• Exercise instructions
Leaving out every picture, retype the lines below from the top through the one that contains "import plotly.graph_objects as go".

• Supplied information
_____

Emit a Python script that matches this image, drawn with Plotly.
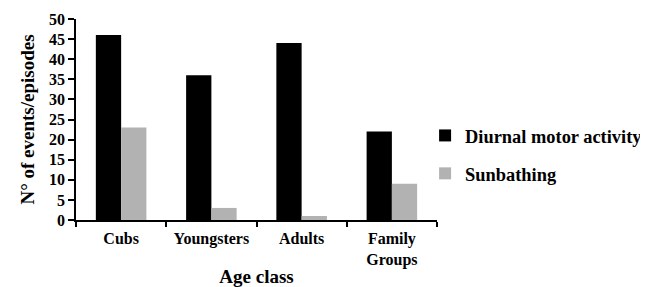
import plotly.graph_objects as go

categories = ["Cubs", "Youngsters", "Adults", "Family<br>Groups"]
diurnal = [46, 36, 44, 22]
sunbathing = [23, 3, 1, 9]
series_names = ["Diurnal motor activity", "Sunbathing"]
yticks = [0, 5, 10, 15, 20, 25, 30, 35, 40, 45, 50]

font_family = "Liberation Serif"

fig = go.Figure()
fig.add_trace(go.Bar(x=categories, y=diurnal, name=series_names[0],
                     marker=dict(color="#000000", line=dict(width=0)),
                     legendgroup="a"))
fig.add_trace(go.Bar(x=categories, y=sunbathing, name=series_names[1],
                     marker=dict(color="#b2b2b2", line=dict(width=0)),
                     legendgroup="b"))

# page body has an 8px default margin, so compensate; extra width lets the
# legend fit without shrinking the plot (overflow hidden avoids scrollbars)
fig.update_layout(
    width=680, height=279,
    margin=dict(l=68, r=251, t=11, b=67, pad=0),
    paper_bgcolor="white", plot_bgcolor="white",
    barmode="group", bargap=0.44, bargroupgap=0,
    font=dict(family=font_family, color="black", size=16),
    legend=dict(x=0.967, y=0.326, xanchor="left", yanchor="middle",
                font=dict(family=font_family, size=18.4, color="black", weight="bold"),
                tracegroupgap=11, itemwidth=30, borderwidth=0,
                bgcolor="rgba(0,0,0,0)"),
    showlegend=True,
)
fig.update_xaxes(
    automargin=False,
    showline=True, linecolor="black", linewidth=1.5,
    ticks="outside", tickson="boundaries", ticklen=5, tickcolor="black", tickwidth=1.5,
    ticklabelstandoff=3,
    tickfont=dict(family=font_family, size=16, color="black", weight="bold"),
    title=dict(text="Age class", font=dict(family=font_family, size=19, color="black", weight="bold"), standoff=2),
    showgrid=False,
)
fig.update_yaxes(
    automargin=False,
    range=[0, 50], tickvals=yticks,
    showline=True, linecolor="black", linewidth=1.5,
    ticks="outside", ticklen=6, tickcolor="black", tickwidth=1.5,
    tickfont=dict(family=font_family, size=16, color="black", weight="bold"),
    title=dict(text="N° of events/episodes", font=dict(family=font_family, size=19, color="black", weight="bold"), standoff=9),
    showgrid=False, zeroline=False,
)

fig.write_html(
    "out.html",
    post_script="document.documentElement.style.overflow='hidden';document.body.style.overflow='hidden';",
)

_____

• Answer to the task
Emit a Python script that matches this image, drawn with Plotly.
import plotly.graph_objects as go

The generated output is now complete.